--- Dataset content ---

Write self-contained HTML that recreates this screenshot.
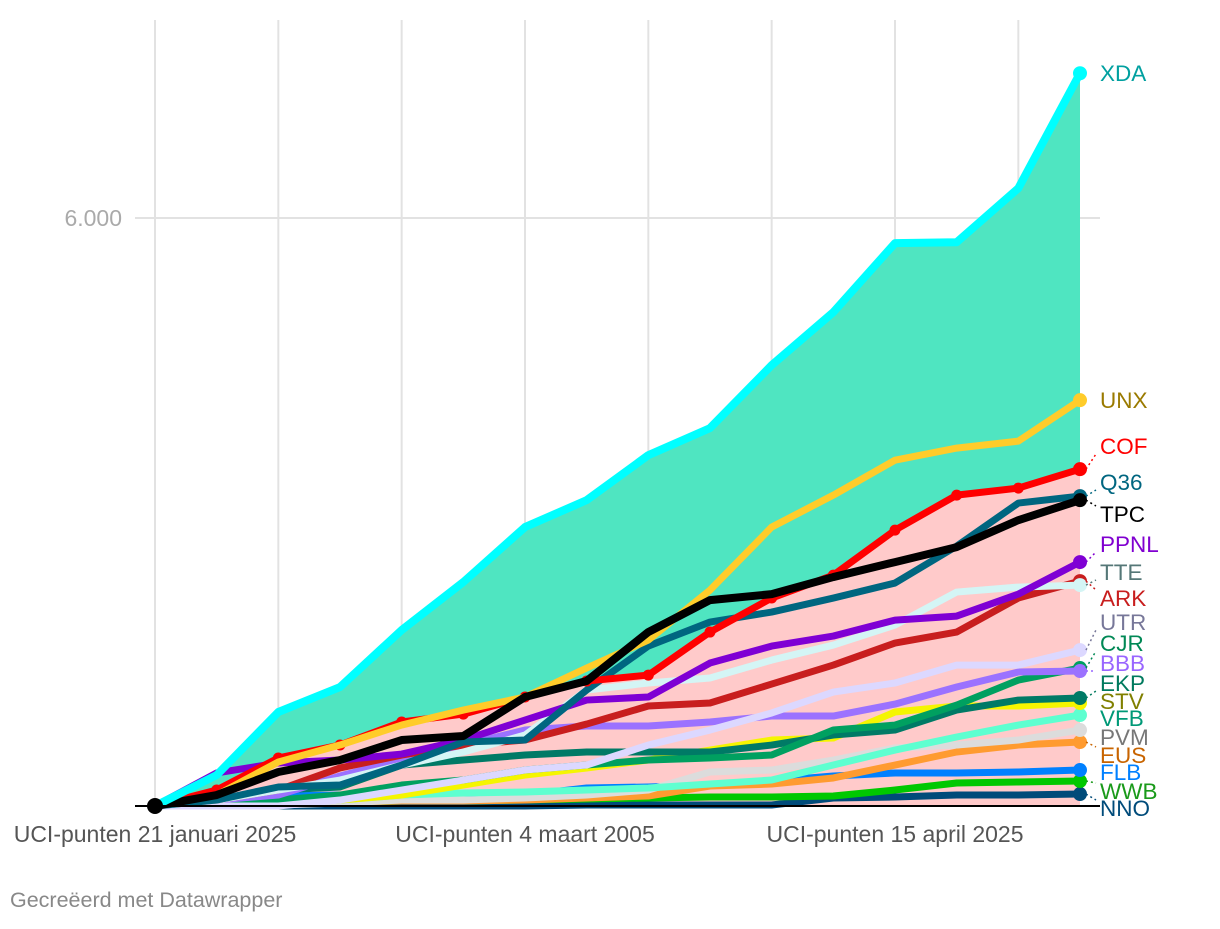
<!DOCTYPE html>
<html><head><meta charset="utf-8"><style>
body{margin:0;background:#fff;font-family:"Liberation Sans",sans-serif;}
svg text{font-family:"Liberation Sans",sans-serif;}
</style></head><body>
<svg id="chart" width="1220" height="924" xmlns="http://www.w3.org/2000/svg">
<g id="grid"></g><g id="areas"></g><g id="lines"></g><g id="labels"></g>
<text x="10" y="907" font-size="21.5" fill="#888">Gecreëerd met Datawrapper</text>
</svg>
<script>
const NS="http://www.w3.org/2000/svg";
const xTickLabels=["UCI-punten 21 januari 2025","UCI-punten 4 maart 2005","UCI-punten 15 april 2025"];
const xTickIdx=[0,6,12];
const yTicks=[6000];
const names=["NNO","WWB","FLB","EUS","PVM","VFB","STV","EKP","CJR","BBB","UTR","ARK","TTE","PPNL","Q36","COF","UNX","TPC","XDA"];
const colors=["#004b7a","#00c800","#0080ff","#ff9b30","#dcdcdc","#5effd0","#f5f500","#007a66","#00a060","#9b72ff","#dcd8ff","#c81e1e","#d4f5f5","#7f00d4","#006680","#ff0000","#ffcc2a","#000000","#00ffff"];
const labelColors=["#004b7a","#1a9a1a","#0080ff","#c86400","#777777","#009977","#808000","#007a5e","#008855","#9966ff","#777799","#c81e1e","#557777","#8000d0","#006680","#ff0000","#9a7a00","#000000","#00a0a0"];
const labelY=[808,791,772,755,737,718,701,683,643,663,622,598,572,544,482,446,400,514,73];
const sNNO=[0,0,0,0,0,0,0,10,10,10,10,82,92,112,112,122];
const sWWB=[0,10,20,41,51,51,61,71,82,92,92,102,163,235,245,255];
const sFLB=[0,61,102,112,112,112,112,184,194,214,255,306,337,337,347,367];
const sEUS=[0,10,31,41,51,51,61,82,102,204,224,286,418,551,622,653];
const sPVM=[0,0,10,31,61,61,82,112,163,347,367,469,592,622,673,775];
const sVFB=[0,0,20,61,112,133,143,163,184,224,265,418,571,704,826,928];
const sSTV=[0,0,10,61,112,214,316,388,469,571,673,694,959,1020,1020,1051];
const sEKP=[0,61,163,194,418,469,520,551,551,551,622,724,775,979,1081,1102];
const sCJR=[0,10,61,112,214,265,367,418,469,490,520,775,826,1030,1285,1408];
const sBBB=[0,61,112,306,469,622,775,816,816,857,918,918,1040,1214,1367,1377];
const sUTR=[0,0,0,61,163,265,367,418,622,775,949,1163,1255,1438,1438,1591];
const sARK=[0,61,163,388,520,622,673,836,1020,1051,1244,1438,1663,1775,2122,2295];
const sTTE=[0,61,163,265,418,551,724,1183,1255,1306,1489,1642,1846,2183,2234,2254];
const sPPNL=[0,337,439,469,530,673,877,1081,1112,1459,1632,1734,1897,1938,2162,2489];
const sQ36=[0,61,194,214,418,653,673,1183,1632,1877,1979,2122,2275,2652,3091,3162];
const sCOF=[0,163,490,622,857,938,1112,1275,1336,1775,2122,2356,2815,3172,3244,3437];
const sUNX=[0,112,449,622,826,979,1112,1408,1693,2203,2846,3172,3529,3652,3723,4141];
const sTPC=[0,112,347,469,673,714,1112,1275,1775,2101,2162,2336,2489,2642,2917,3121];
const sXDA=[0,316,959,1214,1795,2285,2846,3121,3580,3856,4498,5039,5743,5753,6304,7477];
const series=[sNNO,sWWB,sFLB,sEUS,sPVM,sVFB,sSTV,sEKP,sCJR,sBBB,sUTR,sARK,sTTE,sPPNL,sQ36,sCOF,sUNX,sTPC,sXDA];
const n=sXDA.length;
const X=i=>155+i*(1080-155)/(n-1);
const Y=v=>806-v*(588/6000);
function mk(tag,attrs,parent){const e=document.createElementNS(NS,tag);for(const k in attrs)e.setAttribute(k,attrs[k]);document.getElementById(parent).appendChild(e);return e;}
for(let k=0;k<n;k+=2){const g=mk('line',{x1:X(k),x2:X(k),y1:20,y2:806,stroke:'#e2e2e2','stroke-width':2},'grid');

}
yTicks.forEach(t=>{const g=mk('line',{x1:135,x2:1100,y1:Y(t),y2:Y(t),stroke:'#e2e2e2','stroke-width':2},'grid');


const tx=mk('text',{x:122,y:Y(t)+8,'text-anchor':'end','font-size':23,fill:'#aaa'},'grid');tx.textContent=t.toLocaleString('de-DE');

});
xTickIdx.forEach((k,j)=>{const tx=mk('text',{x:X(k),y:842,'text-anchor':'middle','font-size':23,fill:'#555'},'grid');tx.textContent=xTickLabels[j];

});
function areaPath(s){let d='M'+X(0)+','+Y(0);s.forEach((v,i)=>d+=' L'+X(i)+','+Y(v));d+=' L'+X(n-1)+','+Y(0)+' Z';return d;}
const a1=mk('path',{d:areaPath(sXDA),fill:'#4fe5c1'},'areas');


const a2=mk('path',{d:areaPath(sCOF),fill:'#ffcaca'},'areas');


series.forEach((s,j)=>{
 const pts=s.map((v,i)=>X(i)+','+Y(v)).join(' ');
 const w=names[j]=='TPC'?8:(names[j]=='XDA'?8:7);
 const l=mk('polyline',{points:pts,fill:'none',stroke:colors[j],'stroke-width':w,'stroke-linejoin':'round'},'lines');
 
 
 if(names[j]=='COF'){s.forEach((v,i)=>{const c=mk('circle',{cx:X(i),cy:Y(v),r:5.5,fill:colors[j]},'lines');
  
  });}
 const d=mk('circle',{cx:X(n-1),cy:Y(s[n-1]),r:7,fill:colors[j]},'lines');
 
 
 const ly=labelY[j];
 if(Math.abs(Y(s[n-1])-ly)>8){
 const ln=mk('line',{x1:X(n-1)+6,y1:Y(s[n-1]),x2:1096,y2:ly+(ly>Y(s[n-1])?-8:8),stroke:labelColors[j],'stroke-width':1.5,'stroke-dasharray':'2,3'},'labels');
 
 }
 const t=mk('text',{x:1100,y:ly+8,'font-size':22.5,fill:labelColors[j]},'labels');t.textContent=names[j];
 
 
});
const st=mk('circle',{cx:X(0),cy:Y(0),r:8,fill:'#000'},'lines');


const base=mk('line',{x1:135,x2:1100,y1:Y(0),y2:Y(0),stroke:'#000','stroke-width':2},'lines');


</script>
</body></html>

---

Task description:
Make an exact copy of the data above, pictures excluded.

Answer in full:
Write self-contained HTML that recreates this screenshot.
<!DOCTYPE html>
<html><head><meta charset="utf-8"><style>
body{margin:0;background:#fff;font-family:"Liberation Sans",sans-serif;}
svg text{font-family:"Liberation Sans",sans-serif;}
</style></head><body>
<svg id="chart" width="1220" height="924" xmlns="http://www.w3.org/2000/svg">
<g id="grid"></g><g id="areas"></g><g id="lines"></g><g id="labels"></g>
<text x="10" y="907" font-size="21.5" fill="#888">Gecreëerd met Datawrapper</text>
</svg>
<script>
const NS="http://www.w3.org/2000/svg";
const xTickLabels=["UCI-punten 21 januari 2025","UCI-punten 4 maart 2005","UCI-punten 15 april 2025"];
const xTickIdx=[0,6,12];
const yTicks=[6000];
const names=["NNO","WWB","FLB","EUS","PVM","VFB","STV","EKP","CJR","BBB","UTR","ARK","TTE","PPNL","Q36","COF","UNX","TPC","XDA"];
const colors=["#004b7a","#00c800","#0080ff","#ff9b30","#dcdcdc","#5effd0","#f5f500","#007a66","#00a060","#9b72ff","#dcd8ff","#c81e1e","#d4f5f5","#7f00d4","#006680","#ff0000","#ffcc2a","#000000","#00ffff"];
const labelColors=["#004b7a","#1a9a1a","#0080ff","#c86400","#777777","#009977","#808000","#007a5e","#008855","#9966ff","#777799","#c81e1e","#557777","#8000d0","#006680","#ff0000","#9a7a00","#000000","#00a0a0"];
const labelY=[808,791,772,755,737,718,701,683,643,663,622,598,572,544,482,446,400,514,73];
const sNNO=[0,0,0,0,0,0,0,10,10,10,10,82,92,112,112,122];
const sWWB=[0,10,20,41,51,51,61,71,82,92,92,102,163,235,245,255];
const sFLB=[0,61,102,112,112,112,112,184,194,214,255,306,337,337,347,367];
const sEUS=[0,10,31,41,51,51,61,82,102,204,224,286,418,551,622,653];
const sPVM=[0,0,10,31,61,61,82,112,163,347,367,469,592,622,673,775];
const sVFB=[0,0,20,61,112,133,143,163,184,224,265,418,571,704,826,928];
const sSTV=[0,0,10,61,112,214,316,388,469,571,673,694,959,1020,1020,1051];
const sEKP=[0,61,163,194,418,469,520,551,551,551,622,724,775,979,1081,1102];
const sCJR=[0,10,61,112,214,265,367,418,469,490,520,775,826,1030,1285,1408];
const sBBB=[0,61,112,306,469,622,775,816,816,857,918,918,1040,1214,1367,1377];
const sUTR=[0,0,0,61,163,265,367,418,622,775,949,1163,1255,1438,1438,1591];
const sARK=[0,61,163,388,520,622,673,836,1020,1051,1244,1438,1663,1775,2122,2295];
const sTTE=[0,61,163,265,418,551,724,1183,1255,1306,1489,1642,1846,2183,2234,2254];
const sPPNL=[0,337,439,469,530,673,877,1081,1112,1459,1632,1734,1897,1938,2162,2489];
const sQ36=[0,61,194,214,418,653,673,1183,1632,1877,1979,2122,2275,2652,3091,3162];
const sCOF=[0,163,490,622,857,938,1112,1275,1336,1775,2122,2356,2815,3172,3244,3437];
const sUNX=[0,112,449,622,826,979,1112,1408,1693,2203,2846,3172,3529,3652,3723,4141];
const sTPC=[0,112,347,469,673,714,1112,1275,1775,2101,2162,2336,2489,2642,2917,3121];
const sXDA=[0,316,959,1214,1795,2285,2846,3121,3580,3856,4498,5039,5743,5753,6304,7477];
const series=[sNNO,sWWB,sFLB,sEUS,sPVM,sVFB,sSTV,sEKP,sCJR,sBBB,sUTR,sARK,sTTE,sPPNL,sQ36,sCOF,sUNX,sTPC,sXDA];
const n=sXDA.length;
const X=i=>155+i*(1080-155)/(n-1);
const Y=v=>806-v*(588/6000);
function mk(tag,attrs,parent){const e=document.createElementNS(NS,tag);for(const k in attrs)e.setAttribute(k,attrs[k]);document.getElementById(parent).appendChild(e);return e;}
for(let k=0;k<n;k+=2){const g=mk('line',{x1:X(k),x2:X(k),y1:20,y2:806,stroke:'#e2e2e2','stroke-width':2},'grid');

}
yTicks.forEach(t=>{const g=mk('line',{x1:135,x2:1100,y1:Y(t),y2:Y(t),stroke:'#e2e2e2','stroke-width':2},'grid');


const tx=mk('text',{x:122,y:Y(t)+8,'text-anchor':'end','font-size':23,fill:'#aaa'},'grid');tx.textContent=t.toLocaleString('de-DE');

});
xTickIdx.forEach((k,j)=>{const tx=mk('text',{x:X(k),y:842,'text-anchor':'middle','font-size':23,fill:'#555'},'grid');tx.textContent=xTickLabels[j];

});
function areaPath(s){let d='M'+X(0)+','+Y(0);s.forEach((v,i)=>d+=' L'+X(i)+','+Y(v));d+=' L'+X(n-1)+','+Y(0)+' Z';return d;}
const a1=mk('path',{d:areaPath(sXDA),fill:'#4fe5c1'},'areas');


const a2=mk('path',{d:areaPath(sCOF),fill:'#ffcaca'},'areas');


series.forEach((s,j)=>{
 const pts=s.map((v,i)=>X(i)+','+Y(v)).join(' ');
 const w=names[j]=='TPC'?8:(names[j]=='XDA'?8:7);
 const l=mk('polyline',{points:pts,fill:'none',stroke:colors[j],'stroke-width':w,'stroke-linejoin':'round'},'lines');
 
 
 if(names[j]=='COF'){s.forEach((v,i)=>{const c=mk('circle',{cx:X(i),cy:Y(v),r:5.5,fill:colors[j]},'lines');
  
  });}
 const d=mk('circle',{cx:X(n-1),cy:Y(s[n-1]),r:7,fill:colors[j]},'lines');
 
 
 const ly=labelY[j];
 if(Math.abs(Y(s[n-1])-ly)>8){
 const ln=mk('line',{x1:X(n-1)+6,y1:Y(s[n-1]),x2:1096,y2:ly+(ly>Y(s[n-1])?-8:8),stroke:labelColors[j],'stroke-width':1.5,'stroke-dasharray':'2,3'},'labels');
 
 }
 const t=mk('text',{x:1100,y:ly+8,'font-size':22.5,fill:labelColors[j]},'labels');t.textContent=names[j];
 
 
});
const st=mk('circle',{cx:X(0),cy:Y(0),r:8,fill:'#000'},'lines');


const base=mk('line',{x1:135,x2:1100,y1:Y(0),y2:Y(0),stroke:'#000','stroke-width':2},'lines');


</script>
</body></html>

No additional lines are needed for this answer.